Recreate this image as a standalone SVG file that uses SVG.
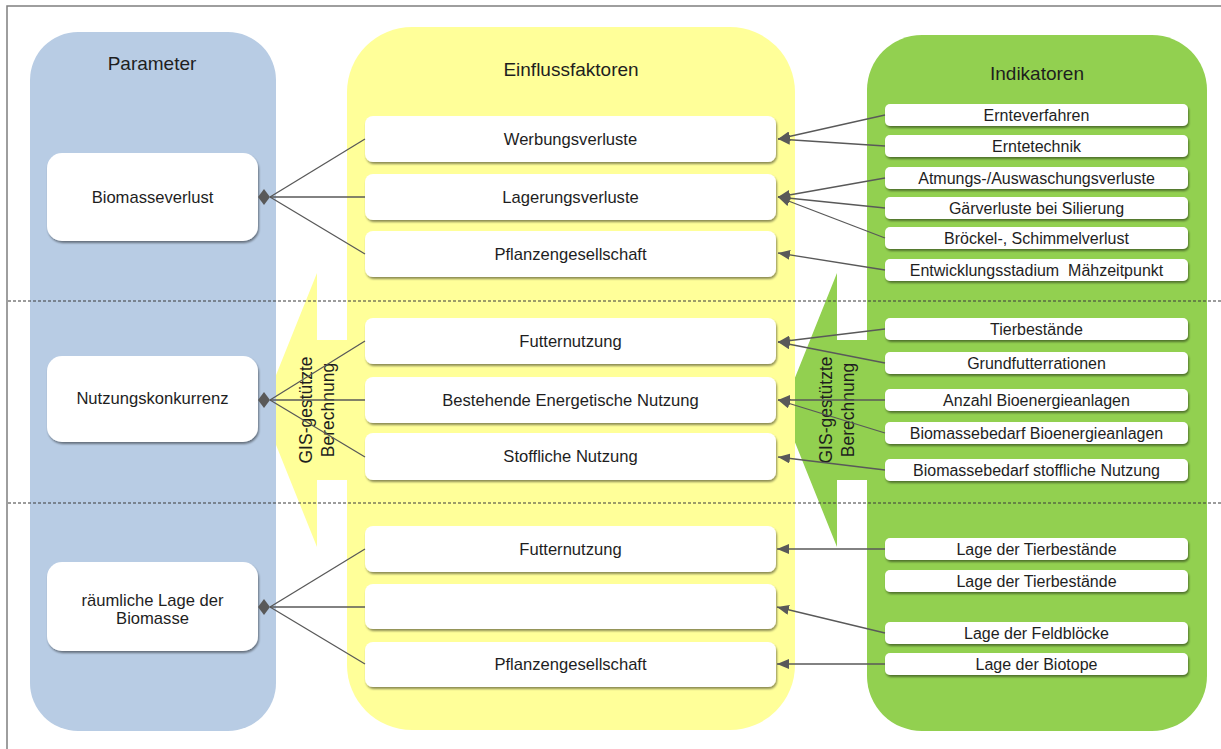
<svg xmlns="http://www.w3.org/2000/svg" width="1221" height="749" viewBox="0 0 1221 749">
  <style>
    text { font-family: "Liberation Sans", Arial, sans-serif; fill: #1e1e1e; text-anchor: middle; }
    .hdr { font-size: 19px; }
    .lbl { font-size: 16.6px; }
    .ind { font-size: 16px; }
    .gis { font-size: 17.5px; }
    .box { fill: #ffffff; filter: url(#shadow); }
    .link { stroke: #595959; stroke-width: 1.3; fill: none; }
    .arr { marker-end: url(#tri); }
    .sep { stroke: #3a3a3a; stroke-width: 1.2; stroke-dasharray: 3 2; }
    .dia { fill: #595959; }
  </style>
  <defs>
    <filter id="shadow" x="-5%" y="-20%" width="110%" height="150%">
      <feDropShadow dx="1" dy="2" stdDeviation="1.3" flood-color="#000" flood-opacity="0.45"/>
    </filter>
    <marker id="tri" markerUnits="userSpaceOnUse" markerWidth="12" markerHeight="10" refX="12" refY="5" orient="auto">
      <path d="M0,0 L12,5 L0,10 z" fill="#595959"/>
    </marker>
  </defs>

  <!-- outer frame -->
  <rect x="7" y="6" width="1240" height="770" fill="#fff" stroke="#7f7f7f" stroke-width="1.5"/>

  <!-- calculation arrows (behind the columns) -->
  <polygon points="317,273 317,340 352,340 352,480 317,480 317,547 262,410" fill="#ffff99"/>
  <polygon points="837,273 837,340 872,340 872,480 837,480 837,547 782,410" fill="#92d050"/>

  <!-- columns -->
  <g id="col-parameter">
    <rect x="30" y="32" width="246" height="699" rx="48" fill="#b8cce4"/>
    <text class="hdr" x="152" y="70">Parameter</text>
  </g>
  <g id="col-einfluss">
    <rect x="347" y="27" width="448" height="703" rx="65" fill="#ffff99"/>
    <text class="hdr" x="571" y="76">Einflussfaktoren</text>
  </g>
  <g id="col-indikatoren">
    <rect x="867" y="35" width="340" height="696" rx="55" fill="#92d050"/>
    <text class="hdr" x="1037" y="80">Indikatoren</text>
  </g>

  <!-- GIS labels -->
  <g id="gis-left">
    <text class="gis" transform="translate(312,410) rotate(-90)">GIS-gestützte</text>
    <text class="gis" transform="translate(334,410) rotate(-90)">Berechnung</text>
  </g>
  <g id="gis-right">
    <text class="gis" transform="translate(832,410) rotate(-90)">GIS-gestützte</text>
    <text class="gis" transform="translate(854,410) rotate(-90)">Berechnung</text>
  </g>

  <!-- section separators -->
  <line class="sep" x1="8" y1="301" x2="1221" y2="301"/>
  <line class="sep" x1="8" y1="503" x2="1221" y2="503"/>

  <!-- parameter nodes -->
  <g id="p-biomasseverlust">
    <rect class="box" x="47" y="153" width="211" height="88" rx="15"/>
    <text class="lbl" x="152.5" y="203">Biomasseverlust</text>
  </g>
  <g id="p-nutzungskonkurrenz">
    <rect class="box" x="47" y="356" width="211" height="86" rx="15"/>
    <text class="lbl" x="152.5" y="404">Nutzungskonkurrenz</text>
  </g>
  <g id="p-raeumliche-lage">
    <rect class="box" x="47" y="562" width="211" height="89" rx="15"/>
    <text class="lbl" x="152.5" y="606">räumliche Lage der</text>
    <text class="lbl" x="152.5" y="624">Biomasse</text>
  </g>

  <!-- influence factor nodes -->
  <g id="e-werbungsverluste">
    <rect class="box" x="365" y="116" width="411" height="46" rx="8"/>
    <text class="lbl" x="570.5" y="145">Werbungsverluste</text>
  </g>
  <g id="e-lagerungsverluste">
    <rect class="box" x="365" y="174" width="411" height="46" rx="8"/>
    <text class="lbl" x="570.5" y="203">Lagerungsverluste</text>
  </g>
  <g id="e-pflanzengesellschaft-1">
    <rect class="box" x="365" y="231" width="411" height="46" rx="8"/>
    <text class="lbl" x="570.5" y="260">Pflanzengesellschaft</text>
  </g>
  <g id="e-futternutzung-1">
    <rect class="box" x="365" y="318" width="411" height="46" rx="8"/>
    <text class="lbl" x="570.5" y="347">Futternutzung</text>
  </g>
  <g id="e-energetische-nutzung">
    <rect class="box" x="365" y="377" width="411" height="46" rx="8"/>
    <text class="lbl" x="570.5" y="406">Bestehende Energetische Nutzung</text>
  </g>
  <g id="e-stoffliche-nutzung">
    <rect class="box" x="365" y="433" width="411" height="47" rx="8"/>
    <text class="lbl" x="570.5" y="462">Stoffliche Nutzung</text>
  </g>
  <g id="e-futternutzung-2">
    <rect class="box" x="365" y="526" width="411" height="46" rx="8"/>
    <text class="lbl" x="570.5" y="555">Futternutzung</text>
  </g>
  <g id="e-leer">
    <rect class="box" x="365" y="584" width="411" height="45" rx="8"/>
  </g>
  <g id="e-pflanzengesellschaft-2">
    <rect class="box" x="365" y="642" width="411" height="45" rx="8"/>
    <text class="lbl" x="570.5" y="670">Pflanzengesellschaft</text>
  </g>

  <!-- indicator nodes -->
  <g id="i-ernteverfahren"><rect class="box" x="885" y="104" width="303" height="22" rx="5"/><text class="ind" x="1036.5" y="120.5">Ernteverfahren</text></g>
  <g id="i-erntetechnik"><rect class="box" x="885" y="135" width="303" height="22" rx="5"/><text class="ind" x="1036.5" y="151.5">Erntetechnik</text></g>
  <g id="i-atmung"><rect class="box" x="885" y="167" width="303" height="22" rx="5"/><text class="ind" x="1036.5" y="183.5">Atmungs-/Auswaschungsverluste</text></g>
  <g id="i-gaerverluste"><rect class="box" x="885" y="197" width="303" height="22" rx="5"/><text class="ind" x="1036.5" y="213.5">Gärverluste bei Silierung</text></g>
  <g id="i-broeckel"><rect class="box" x="885" y="227" width="303" height="22" rx="5"/><text class="ind" x="1036.5" y="243.5">Bröckel-, Schimmelverlust</text></g>
  <g id="i-entwicklung"><rect class="box" x="885" y="259" width="303" height="22" rx="5"/><text class="ind" x="1036.5" y="275.5">Entwicklungsstadium &#160;Mähzeitpunkt</text></g>
  <g id="i-tierbestaende"><rect class="box" x="885" y="318" width="303" height="22" rx="5"/><text class="ind" x="1036.5" y="334.5">Tierbestände</text></g>
  <g id="i-grundfutter"><rect class="box" x="885" y="352" width="303" height="22" rx="5"/><text class="ind" x="1036.5" y="368.5">Grundfutterrationen</text></g>
  <g id="i-anzahl-anlagen"><rect class="box" x="885" y="389" width="303" height="22" rx="5"/><text class="ind" x="1036.5" y="405.5">Anzahl Bioenergieanlagen</text></g>
  <g id="i-bedarf-anlagen"><rect class="box" x="885" y="422" width="303" height="22" rx="5"/><text class="ind" x="1036.5" y="438.5">Biomassebedarf Bioenergieanlagen</text></g>
  <g id="i-bedarf-stofflich"><rect class="box" x="885" y="459" width="303" height="22" rx="5"/><text class="ind" x="1036.5" y="475.5">Biomassebedarf stoffliche Nutzung</text></g>
  <g id="i-lage-tier-1"><rect class="box" x="885" y="538" width="303" height="22" rx="5"/><text class="ind" x="1036.5" y="554.5">Lage der Tierbestände</text></g>
  <g id="i-lage-tier-2"><rect class="box" x="885" y="570" width="303" height="22" rx="5"/><text class="ind" x="1036.5" y="586.5">Lage der Tierbestände</text></g>
  <g id="i-lage-feldbloecke"><rect class="box" x="885" y="622" width="303" height="22" rx="5"/><text class="ind" x="1036.5" y="638.5">Lage der Feldblöcke</text></g>
  <g id="i-lage-biotope"><rect class="box" x="885" y="653" width="303" height="22" rx="5"/><text class="ind" x="1036.5" y="669.5">Lage der Biotope</text></g>

  <!-- connectors -->
  <g id="connectors">
    <!-- influence factors to parameters (diamond ends) -->
    <line class="link" x1="365" y1="139" x2="270" y2="197"/>
    <line class="link" x1="365" y1="197" x2="270" y2="197"/>
    <line class="link" x1="365" y1="254" x2="270" y2="197"/>
    <polygon class="dia" points="258,197 264,189 270,197 264,205"/>

    <line class="link" x1="365" y1="341" x2="270" y2="400"/>
    <line class="link" x1="365" y1="400" x2="270" y2="400"/>
    <line class="link" x1="365" y1="457" x2="270" y2="400"/>
    <polygon class="dia" points="258,400 264,392 270,400 264,408"/>

    <line class="link" x1="365" y1="549" x2="270" y2="607"/>
    <line class="link" x1="365" y1="607" x2="270" y2="607"/>
    <line class="link" x1="365" y1="664" x2="270" y2="607"/>
    <polygon class="dia" points="258,607 264,599 270,607 264,615"/>

    <!-- indicators to influence factors -->
    <line class="link arr" x1="885" y1="115" x2="778" y2="139"/>
    <line class="link arr" x1="885" y1="146" x2="778" y2="139"/>
    <line class="link arr" x1="885" y1="178" x2="778" y2="197"/>
    <line class="link arr" x1="885" y1="208" x2="778" y2="197"/>
    <line class="link arr" x1="885" y1="238" x2="778" y2="197"/>
    <line class="link arr" x1="885" y1="270" x2="778" y2="253"/>
    <line class="link arr" x1="885" y1="329" x2="778" y2="342"/>
    <line class="link arr" x1="885" y1="363" x2="778" y2="342"/>
    <line class="link arr" x1="885" y1="400" x2="778" y2="400"/>
    <line class="link arr" x1="885" y1="433" x2="778" y2="400"/>
    <line class="link arr" x1="885" y1="470" x2="778" y2="457"/>
    <line class="link arr" x1="885" y1="549" x2="777" y2="549"/>
    <line class="link arr" x1="885" y1="633" x2="777" y2="607"/>
    <line class="link arr" x1="885" y1="664" x2="777" y2="664"/>
  </g>
</svg>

_ _ _ _ _ _ _

Aim of the exercise - Please take the lines from the beginning of the data above through the line holding "837,340 872,340 872,480" and transcribe them exactly, without any pictures.

Task solution -
Recreate this image as a standalone SVG file that uses SVG.
<svg xmlns="http://www.w3.org/2000/svg" width="1221" height="749" viewBox="0 0 1221 749">
  <style>
    text { font-family: "Liberation Sans", Arial, sans-serif; fill: #1e1e1e; text-anchor: middle; }
    .hdr { font-size: 19px; }
    .lbl { font-size: 16.6px; }
    .ind { font-size: 16px; }
    .gis { font-size: 17.5px; }
    .box { fill: #ffffff; filter: url(#shadow); }
    .link { stroke: #595959; stroke-width: 1.3; fill: none; }
    .arr { marker-end: url(#tri); }
    .sep { stroke: #3a3a3a; stroke-width: 1.2; stroke-dasharray: 3 2; }
    .dia { fill: #595959; }
  </style>
  <defs>
    <filter id="shadow" x="-5%" y="-20%" width="110%" height="150%">
      <feDropShadow dx="1" dy="2" stdDeviation="1.3" flood-color="#000" flood-opacity="0.45"/>
    </filter>
    <marker id="tri" markerUnits="userSpaceOnUse" markerWidth="12" markerHeight="10" refX="12" refY="5" orient="auto">
      <path d="M0,0 L12,5 L0,10 z" fill="#595959"/>
    </marker>
  </defs>

  <!-- outer frame -->
  <rect x="7" y="6" width="1240" height="770" fill="#fff" stroke="#7f7f7f" stroke-width="1.5"/>

  <!-- calculation arrows (behind the columns) -->
  <polygon points="317,273 317,340 352,340 352,480 317,480 317,547 262,410" fill="#ffff99"/>
  <polygon points="837,273 837,340 872,340 872,480 837,480 837,547 782,410" fill="#92d050"/>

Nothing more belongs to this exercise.